Mercredi des Cendres
(Mt 6,1-6.16-18)
Février 2023
Frères et sœurs, ces quatre derniers dimanches, nous avons écouté le début du sermon sur la montagne de saint Matthieu. Aujourd’hui, c’est exactement la suite de ce sermon qui ouvre le temps du Carême. Dimanche dernier, comme la semaine précédente, nous en étions arrivés à ce que l’on appelle les antithèses où Jésus dit à ses auditeurs : « Vous avez appris qu’il a été dit […] Eh bien ! moi, je vous dis ». Jésus nous invitait à vivre la Loi de l’intérieur et non, comme il nous le dit encore aujourd’hui, comme un conformisme purement extérieur : « Ce que vous faites pour devenir des justes, dit-il, évitez de l’accomplir devant les hommes pour vous faire remarquer. » Ce qui est à la base de notre action, de notre vie – et pour nous, de notre vie monastique ; ce qui est au fondement de ce Carême qui commence, c’est notre relation à Dieu, la vérité de cette relation.
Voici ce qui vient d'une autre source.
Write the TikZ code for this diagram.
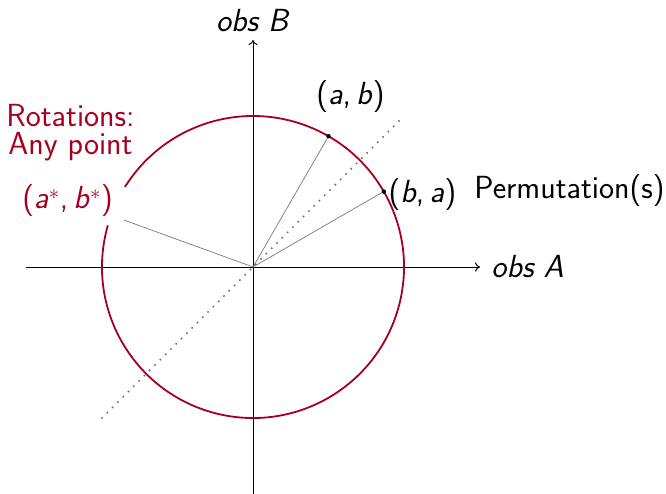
\documentclass[tikz,border=0pt]{standalone}
\usepackage{fontspec}
\usetikzlibrary{arrows.meta}
\definecolor{dred}{RGB}{165,0,33}
\definecolor{lgray}{RGB}{120,120,120}
\definecolor{dgray}{RGB}{110,110,110}
\begin{document}
\begin{tikzpicture}[x=1pt,y=1pt,
  lbl/.style={font=\fontsize{32}{28}\selectfont\sffamily, inner sep=0pt},
  axisline/.style={black, line width=1pt, -{To[length=5pt,width=9pt]}},
  ray/.style={lgray, line width=0.7pt},
  diag/.style={dgray, line width=2.2pt, line cap=round, dash pattern=on 0pt off 7.5pt},
  ring/.style={dred, line width=1.8pt},
  pt/.style={circle, fill=black, inner sep=0pt, minimum size=4.5pt}]
\useasboundingbox (-253,-226) rectangle (413,267);
\coordinate (O) at (0,0);
\coordinate (xs) at (-227,0);
\coordinate (xe) at (227,0);
\coordinate (ys) at (0,-227);
\coordinate (ye) at (0,227);
\coordinate (dl) at (-151,-151);
\coordinate (du) at (151,151);
\draw[diag] (dl) -- (du);
\draw[axisline] (xs) -- (xe);
\draw[axisline] (ys) -- (ye);
\draw[ring] (164:151) arc[start angle=164, end angle=508, radius=151];
\node[pt] (pab) at (60:151) {};
\node[pt] (pba) at (30:151) {};
\coordinate (pst) at (160:137);
\draw[ray] (O) -- (pab);
\draw[ray] (O) -- (pba);
\draw[ray] (O) -- (pst);
\node[lbl] (obsA) at (274.5,0) {\textit{obs A}};
\node[lbl] (obsB) at (0,246.5) {\textit{obs B}};
\node[lbl] (lab) at (97.5,170) {(\textit{a},\,\textit{b})};
\node[lbl] (lba) at (169.5,72.5) {(\textit{b},\,\textit{a})};
\node[lbl] (perm) at (316.5,76) {Permutation(s)};
\node[lbl, dred, align=center, anchor=base] (rot) at (-182.5,113) {Rotations:\\Any point};
\node[lbl, dred] (lst) at (-185.5,66.5) {(\textit{a}$^{*}$,\,\textit{b}$^{*}$)};
\end{tikzpicture}
\end{document}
Nous ne pouvons pas jouer ; nous devons nous laisser démasquer, devant lui – qui voit tout – et devant les hommes. D’ailleurs, comment pourrions-nous suivre le Christ durant ce temps liturgique ; comment pourrions-nous le suivre jusqu’à la croix, sans le trahir, le renier, l’abandonner ; comment pourrions-nous être, dès avant l’aube, au tombeau, si cette relation avec lui n’orientait pas toute notre vie, toutes nos actions, tout notre désir ? Notre vie repose sur le fait que nous sommes voulus par Dieu, que nous sommes aimés de lui. C’est lui qui nous crée, qui nous engendre, nous qui, sans lui, ne sommes rien. « Souviens-toi que tu es poussière et que tu retourneras en poussière » (Gn 3,19), dit l’une des deux formules d’imposition des cendres. En entrant dans ce Carême, il s’agit pour nous de reprendre conscience, de creuser davantage, cette relation vitale qui nous lie à Dieu. Voulons-nous vivre avec lui, pour lui, à partir de lui, ou voulons-nous vivre sans lui, par nous ? C’est bien de cela dont il s’agit dans l’évangile, en Carême, en toute notre vie. « Devenir des justes », comme nous le dit Jésus, c’est-à-dire, nous ajuster à Dieu, être au diapason avec lui, tourner et garder tourné notre regard vers lui. Dieu finalement comme seul critère, seule échelle, seul repère sur le chemin qui est le nôtre – chemin personnel et communautaire. Et il est clair donc que Benoît ne nous égare pas quand il dit que « la vie d’un moine devrait être, en tout temps, aussi observante que durant le Carême » (RB 49,1).